4. SUMMARY OF TEST METHOD
4.1. A sample of unaged asphalt binder is tested in the DSR using the 25-mm plate
geometry with a 0.5-mm gap setting. The sample is tested in flow mode over a
range of shear stresses from 0 to 500 Pa at 3 temperatures (76, 82, 88C).
4.2. After testing is completed, the viscosity values at 500 Pa are plotted versus
temperature on a log-log scale. From the plot, mixing and compaction
temperatures are determined based upon specified viscosity ranges.
5. SIGNIFICANCE AND USE
5.1 This test method is designed to determine the laboratory mixing and compaction
temperatures for modified and unmodified asphalt binders.
6. PROCEDURE
6.1. Sample Preparation The sample for the Steady Shear Flow test is prepared the
same as samples for T 315 using the 25-mm plates with the following exceptions
as noted in 6.1.1. The temperature control will also follow T 315 requirements.

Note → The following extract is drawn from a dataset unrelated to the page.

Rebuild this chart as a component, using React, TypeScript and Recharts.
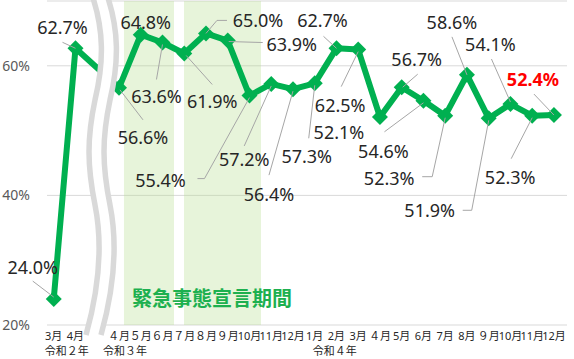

6.1.1 The test gap for the Steady Shear Flow test will be 0.5 mm. An additional
0.025- mm gap will be added before trimming to allow for creation of the bulge.
6.2. Set the DSR software to perform a steady shear flow test from 50 to 500 Pa,
collecting 5 data points for viscosity per log decade.
6.2.1 A 12 second data-sampling period should be used.
6.2.2 Steady state conditions will be met when 3 consecutive viscosity readings vary
less than 2%. A maximum test time for each stress level of 12 minutes should
be set to ensure that tests won't last interminably.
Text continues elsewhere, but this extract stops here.